Dodik had pushed Bosnia's weak central government to the brink over recent months with threats of secession, in one of the country's most severe political crises since its split from Yugoslavia triggered a war that ended 30 years ago.
He was convicted in February by a Bosnian federal court of flouting decisions by Christian Schmidt, the international envoy enforcing a peace deal that ended Bosnia's 1992-1995 war. The ruling removed him from office and banned him from politics for six years.
The Bosnian Serb parliament in the city of Banja Luka on Saturday elected his close associate Ana Trisic Babic to the presidency of Republika Srpska (RS).
Trisic Babic, 58, is a former deputy foreign minister of Bosnia and has served as an advisor to Dodik for the past 15 years.
"By this decision, the mandate of the current president of the RS ends," read the act adopted by the parliament's members, including ones from Dodik's SNSD party.

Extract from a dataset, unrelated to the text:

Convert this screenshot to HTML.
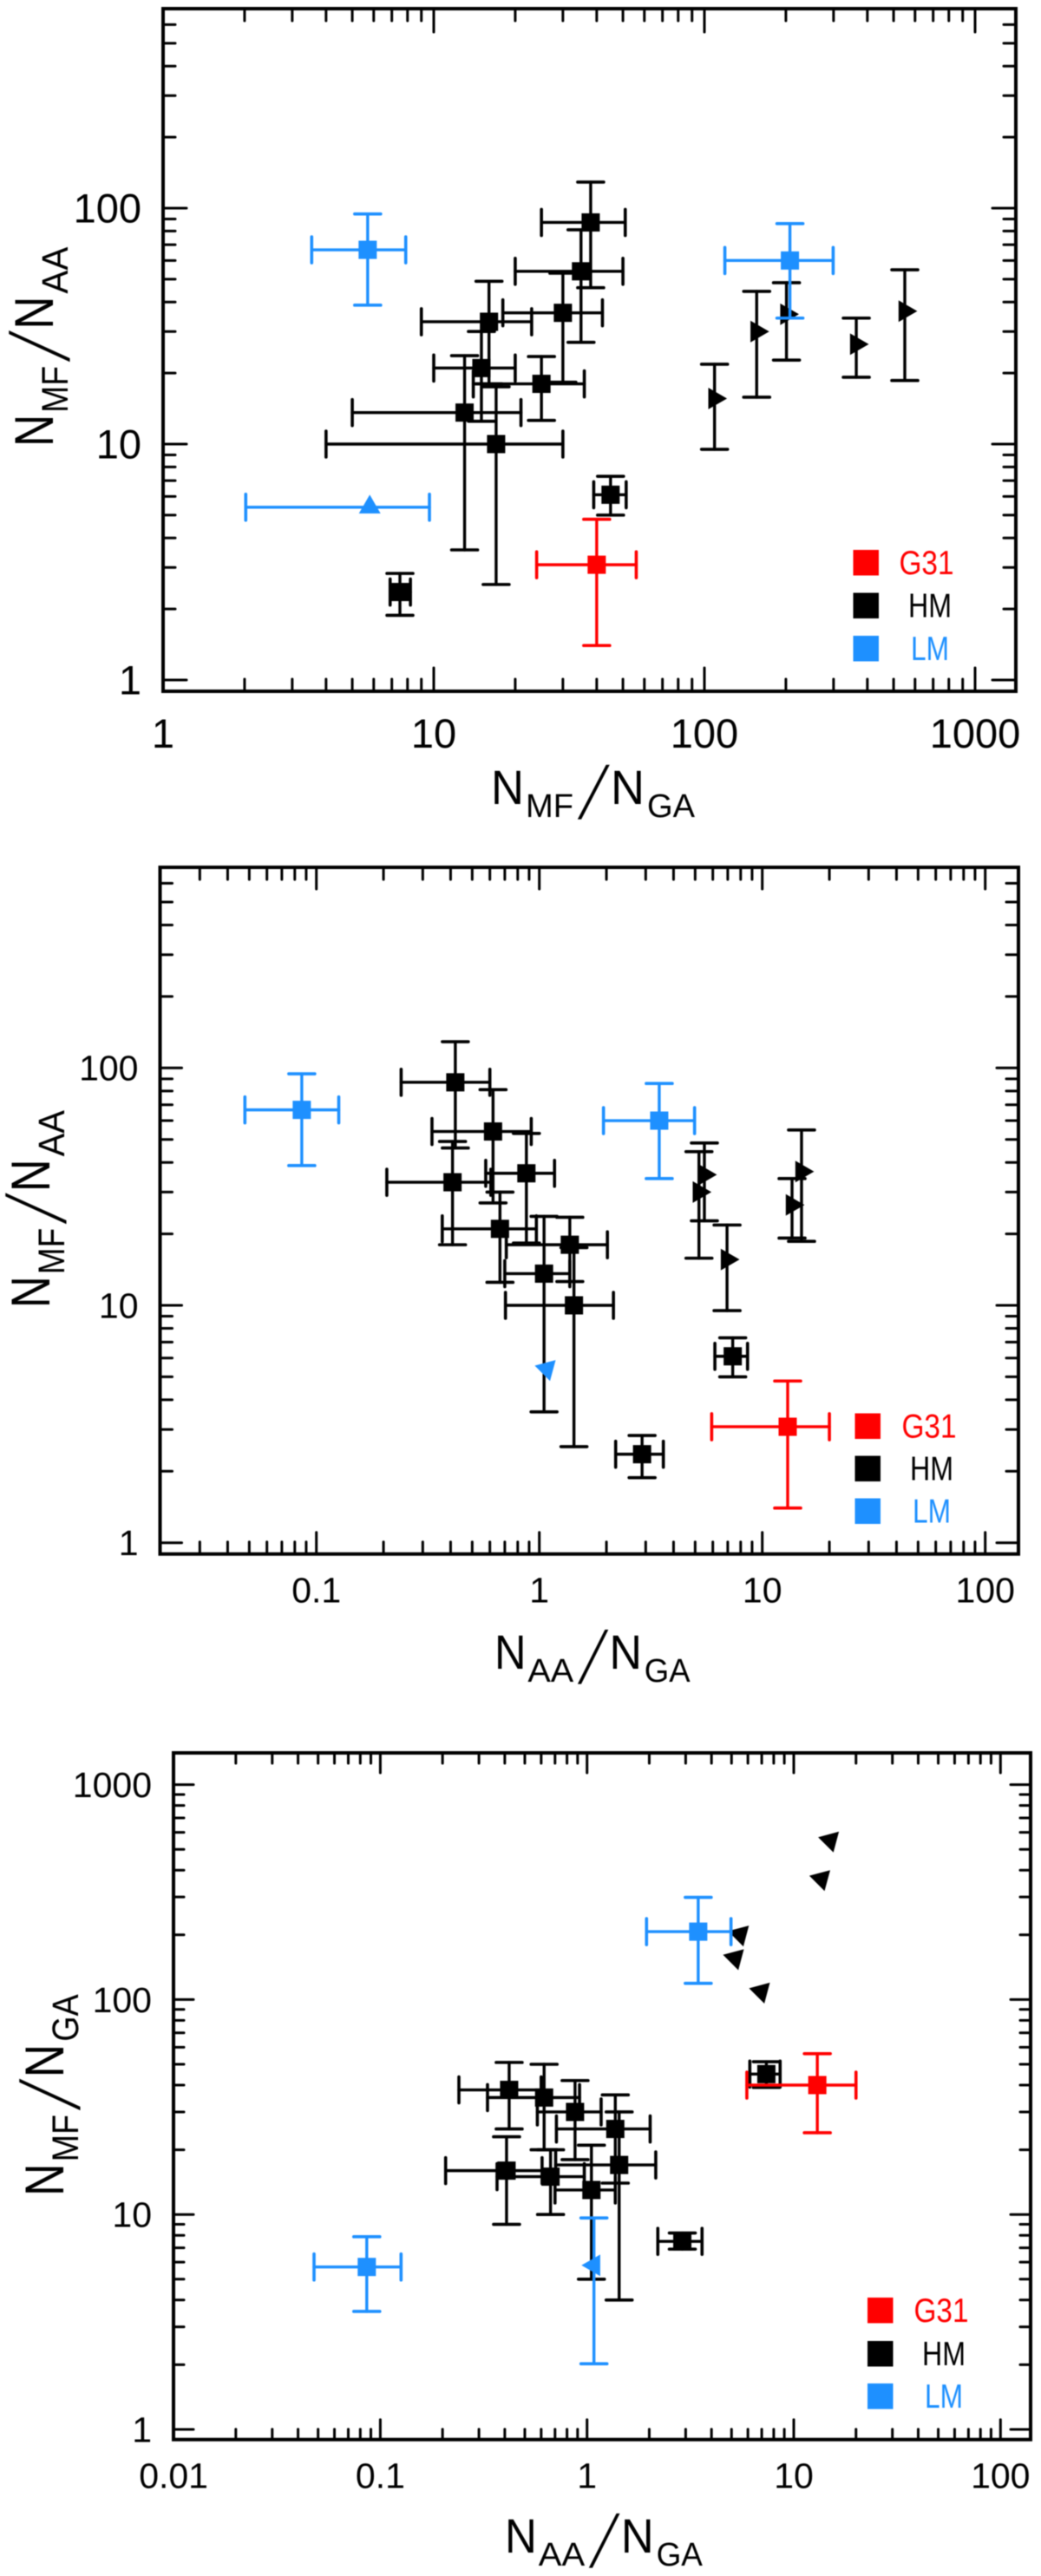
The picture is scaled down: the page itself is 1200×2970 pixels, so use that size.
<!DOCTYPE html>
<html lang="en">
<head>
<meta charset="utf-8">
<title>Molecular abundance ratio diagrams</title>
<style>
html,body{margin:0;padding:0;background:#fff}
svg{display:block;filter:blur(0.5px)}
text{font-family:"Liberation Sans",sans-serif}
</style>
</head>
<body>
<svg id="figure" xmlns="http://www.w3.org/2000/svg" width="1200" height="2970" viewBox="0 0 1200 2970"></svg>
<script>
// ---- data: source groups and marker kinds ----
const sourceGroup = ['HM','HM','HM','HM','HM','HM','HM','HM','HM','HM','HM','HM','HM','HM','HM','LM','LM','LM','G31'];
const sourceKind = ['box','box','box','box','box','box','box','box','box','box','limit','limit','limit','limit','limit','box','box','limit','box'];

// ---- data: N_MF / N_AA ----
const nmfNaa   = [87,54,36,33,21,18,13.6,10,6.1,2.36,15.6,30,35.5,26.5,36.6,66.6,60,5.4,3.08];
const nmfNaaLo = [46,27,18.3,18,12.5,12.6,3.56,2.54,5,1.88,9.5,15.8,22.7,19.2,18.6,38.8,34.2,null,1.4];
const nmfNaaHi = [129,81,53,49,30,23.5,23.7,17.5,7.3,2.83,21.8,44.4,48.3,34.2,54.8,94.5,86,null,4.8];

// ---- data: N_MF / N_GA ----
const nmfNga   = [38,35,30,16,15,25,13,17,45,7.5,109,156,201,364,550,5.7,207,5.8,40];
const nmfNgaLo = [25,20,18,9,10,14,5,4,39,6.9,null,null,null,null,null,3.54,119,2.02,24];
const nmfNgaHi = [51,50,42,23,20,36,21,30,51.4,8.2,null,null,null,null,null,7.88,299,9.64,56];

// ---- data: N_AA / N_GA ----
const naaNga   = [0.42,0.62,0.875,0.408,0.666,1.37,1.05,1.43,7.37,2.89,6.95,5.2,5.5,13.6,15,0.086,3.45,1.08,13];
const naaNgaLo = [0.24,0.33,0.575,0.207,0.367,0.711,0.70,0.705,6.13,2.2,null,null,null,null,null,0.0478,1.94,null,5.93];
const naaNgaHi = [0.6,0.92,1.17,0.606,0.97,2.02,1.37,2.15,8.59,3.6,null,null,null,null,null,0.126,4.97,null,20];

// ---- data: tick labels ----
const xLabelsA = ['1','10','100','1000'];
const xLabelsB = ['0.1','1','10','100'];
const xLabelsC = ['0.01','0.1','1','10','100'];
const yLabelsA = ['1','10','100'];
const yLabelsC = ['1','10','100','1000'];
const legendEntries = ['G31','HM','LM'];

const colors = {G31:'#ff0000', HM:'#000000', LM:'#1e90ff'};
const NS = 'http://www.w3.org/2000/svg';
const root = document.getElementById('figure');

function mk(parent, tag, attrs, name) {
  const el = document.createElementNS(NS, tag);
  for (const k in attrs) el.setAttribute(k, attrs[k]);
  
  
  parent.appendChild(el);
  return el;
}
function logScale(refValue, refPx, decadePx) {
  return v => refPx + decadePx * (Math.log10(v) - Math.log10(refValue));
}
function seg(g, x1, y1, x2, y2, color, w, name) {
  return mk(g, 'line', {x1, y1, x2, y2, stroke: color, 'stroke-width': w, 'stroke-linecap': 'round'}, name);
}
function logTicks(minV, maxV) {
  const out = [];
  for (let e = -3; e <= 4; e++) {
    for (let m = 1; m <= 9; m++) {
      const v = m * Math.pow(10, e);
      if (v >= minV * 0.9999 && v <= maxV * 1.0001) out.push({v, major: m === 1, e});
    }
  }
  return out;
}
function label(g, txt, x, y, size, anchor, color, name, len) {
  const attrs = {x, y, 'font-size': size, 'text-anchor': anchor, fill: color};
  if (len) { attrs.textLength = len; attrs.lengthAdjust = 'spacingAndGlyphs'; }
  const el = mk(g, 'text', attrs, name);
  el.textContent = txt;
  return el;
}
function title(parent, n1, s1, n2, s2, x, y, rotate, scale, cross, name) {
  const tf = 'translate(' + x + ' ' + y + ')' + (rotate ? ' rotate(-90)' : '') + ' scale(' + scale + ' ' + cross + ')';
  const g = mk(parent, 'g', {transform: tf}, name);
  const slash = label(g, '/', 0, 0, 89, 'start', '#000', 'title-slash');
  slash.setAttribute('transform', 'translate(98 18) skewX(-14)');
  slash.setAttribute('stroke', '#fff');
  slash.setAttribute('stroke-width', '2.6');
  label(g, n1, 0, 0, 56, 'start', '#000', 'title-numerator-letter', 38);
  label(g, s1, 40, 15, 38, 'start', '#000', 'title-numerator-subscript', 55);
  label(g, n2, 138, 0, 56, 'start', '#000', 'title-denominator-letter', 39);
  label(g, s2, 180, 15, 38, 'start', '#000', 'title-denominator-subscript', 55);
}

function drawPanel(p) {
  const g = mk(root, 'g', {}, p.name);
  const xs = logScale(p.xRef[0], p.xRef[1], p.xDecade);
  const ys = logScale(p.yRef[0], p.yRef[1], -p.yDecade);
  const minX = Math.pow(10, Math.log10(p.xRef[0]) + (p.left - p.xRef[1]) / p.xDecade);
  const maxX = Math.pow(10, Math.log10(p.xRef[0]) + (p.right - p.xRef[1]) / p.xDecade);
  const minY = Math.pow(10, Math.log10(p.yRef[0]) + (p.yRef[1] - p.bottom) / p.yDecade);
  const maxY = Math.pow(10, Math.log10(p.yRef[0]) + (p.yRef[1] - p.top) / p.yDecade);

  const axes = mk(g, 'g', {}, 'axes');
  mk(axes, 'rect', {x: p.left, y: p.top, width: p.right - p.left, height: p.bottom - p.top, fill: 'none', stroke: '#000', 'stroke-width': 4}, 'plot-frame');
  logTicks(minX, maxX).forEach(t => {
    const px = xs(t.v), len = t.major ? p.major : p.minor;
    if (px - p.left < 2 || p.right - px < 2) return;
    seg(axes, px, p.bottom, px, p.bottom - len, '#000', 3, 'x-tick');
    seg(axes, px, p.top, px, p.top + len, '#000', 3, 'x-tick-top');
  });
  logTicks(minY, maxY).forEach(t => {
    const py = ys(t.v), len = t.major ? p.major : p.minor;
    if (py - p.top < 2 || p.bottom - py < 2) return;
    seg(axes, p.left, py, p.left + len, py, '#000', 3, 'y-tick');
    seg(axes, p.right, py, p.right - len, py, '#000', 3, 'y-tick-right');
  });
  p.xLabels.forEach(s => {
    label(axes, s, xs(parseFloat(s)), p.bottom + p.xLabelDy, p.tickFont, 'middle', '#000', 'x-tick-label');
  });
  p.yLabels.forEach(s => {
    label(axes, s, p.left - 25, ys(parseFloat(s)) + p.tickFont * 0.35, p.tickFont, 'end', '#000', 'y-tick-label');
  });
  title(g, 'N', p.xTitle[0], 'N', p.xTitle[1], p.xTitleX, p.xTitleY, false, p.xTitleScale, 1, 'x-axis-title');
  title(g, 'N', p.yTitle[0], 'N', p.yTitle[1], p.yTitleX, p.yTitleY, true, p.yTitleScale, 1.12, 'y-axis-title');

  const marks = mk(g, 'g', {}, 'data-points');
  sourceGroup.forEach((grp, i) => {
    const c = colors[grp];
    const px = xs(p.x[i]), py = ys(p.y[i]);
    const pt = mk(marks, 'g', {}, 'point-' + grp.toLowerCase() + '-' + i);
    if (p.xLo[i] !== null) {
      const a = xs(p.xLo[i]), b = xs(p.xHi[i]);
      seg(pt, a, py, b, py, c, 3.4, 'x-error-bar');
      seg(pt, a, py - 15, a, py + 15, c, 3.6, 'x-error-cap');
      seg(pt, b, py - 15, b, py + 15, c, 3.6, 'x-error-cap');
    }
    if (p.yLo[i] !== null) {
      const a = ys(p.yLo[i]), b = ys(p.yHi[i]);
      seg(pt, px, a, px, b, c, 3.4, 'y-error-bar');
      seg(pt, px - 15, a, px + 15, a, c, 3.6, 'y-error-cap');
      seg(pt, px - 15, b, px + 15, b, c, 3.6, 'y-error-cap');
    }
    if (sourceKind[i] === 'box') {
      mk(pt, 'rect', {x: px - 10.5, y: py - 10.5, width: 21, height: 21, fill: c}, 'square-marker');
    } else {
      const deg = grp === 'LM' ? p.lmAngle : p.hmAngle;
      const verts = [0, 120, 240].map(d => {
        const r = (deg + d) * Math.PI / 180;
        return (px + 14.4 * Math.cos(r)).toFixed(1) + ',' + (py + 14.4 * Math.sin(r)).toFixed(1);
      }).join(' ');
      mk(pt, 'polygon', {points: verts, fill: c}, 'limit-triangle-marker');
    }
  });

  const legend = mk(g, 'g', {}, 'legend');
  legendEntries.forEach((name, i) => {
    const c = colors[name];
    mk(legend, 'rect', {x: p.legendX, y: p.legendY[i], width: 29.5, height: 29.5, fill: c}, 'legend-swatch-' + name.toLowerCase());
    label(legend, name, p.legendTextX[i], p.legendY[i] + 28, 39, 'middle', c, 'legend-label-' + name.toLowerCase(), [63, 50, 44][i]);
  });
}

drawPanel({
  name: 'panel-mf-aa-vs-mf-ga', left: 188, right: 1171, top: 10, bottom: 797,
  xRef: [1, 188], xDecade: 312, yRef: [1, 784], yDecade: 272,
  major: 27, minor: 14, tickFont: 47, xLabelDy: 65,
  x: nmfNga, xLo: nmfNgaLo, xHi: nmfNgaHi, y: nmfNaa, yLo: nmfNaaLo, yHi: nmfNaaHi,
  xLabels: xLabelsA, yLabels: yLabelsA,
  xTitle: ['MF','GA'], yTitle: ['MF','AA'],
  xTitleX: 566, xTitleY: 927, xTitleScale: 1, yTitleX: 61, yTitleY: 515, yTitleScale: 0.98,
  hmAngle: 0, lmAngle: -90,
  legendX: 983.5, legendY: [634, 683.5, 733], legendTextX: [1068, 1072, 1072]
});
drawPanel({
  name: 'panel-mf-aa-vs-aa-ga', left: 184.5, right: 1174, top: 1000, bottom: 1791.7,
  xRef: [1, 621.7], xDecade: 257, yRef: [1, 1778.7], yDecade: 273.7,
  major: 25, minor: 14, tickFont: 41, xLabelDy: 56,
  x: naaNga, xLo: naaNgaLo, xHi: naaNgaHi, y: nmfNaa, yLo: nmfNaaLo, yHi: nmfNaaHi,
  xLabels: xLabelsB, yLabels: yLabelsA,
  xTitle: ['AA','GA'], yTitle: ['MF','AA'],
  xTitleX: 570, xTitleY: 1924, xTitleScale: 0.96, yTitleX: 57, yTitleY: 1508, yTitleScale: 0.97,
  hmAngle: 0, lmAngle: 75,
  legendX: 985.5, legendY: [1629.5, 1678.5, 1727.5], legendTextX: [1071, 1074, 1074]
});
drawPanel({
  name: 'panel-mf-ga-vs-aa-ga', left: 200, right: 1188, top: 2021, bottom: 2812.7,
  xRef: [1, 676.7], xDecade: 238.3, yRef: [1, 2801], yDecade: 247.8,
  major: 23, minor: 12, tickFont: 41, xLabelDy: 56,
  x: naaNga, xLo: naaNgaLo, xHi: naaNgaHi, y: nmfNga, yLo: nmfNgaLo, yHi: nmfNgaHi,
  xLabels: xLabelsC, yLabels: yLabelsC,
  xTitle: ['AA','GA'], yTitle: ['MF','GA'],
  xTitleX: 582, xTitleY: 2943, xTitleScale: 0.97, yTitleX: 73, yTitleY: 2532, yTitleScale: 0.99,
  hmAngle: 75, lmAngle: 180,
  legendX: 1000, legendY: [2649, 2699, 2748], legendTextX: [1085, 1088, 1088]
});
</script>
</body>
</html>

Dodik maintains relations with Russian President Vladimir Putin and has been targeted since 2017 by US sanctions for his separatist policies.
He branded the case against him a "political trial".
Bosnia's Central Electoral Commission has called an early election on November 23 to choose a new RS president who would lead the entity until general elections scheduled for October 2026.
The deal that ended the war in 1995 obliged ethnic Serbs to accept Bosnia's independence. In return they were given their own statelet with 49 percent of the territory.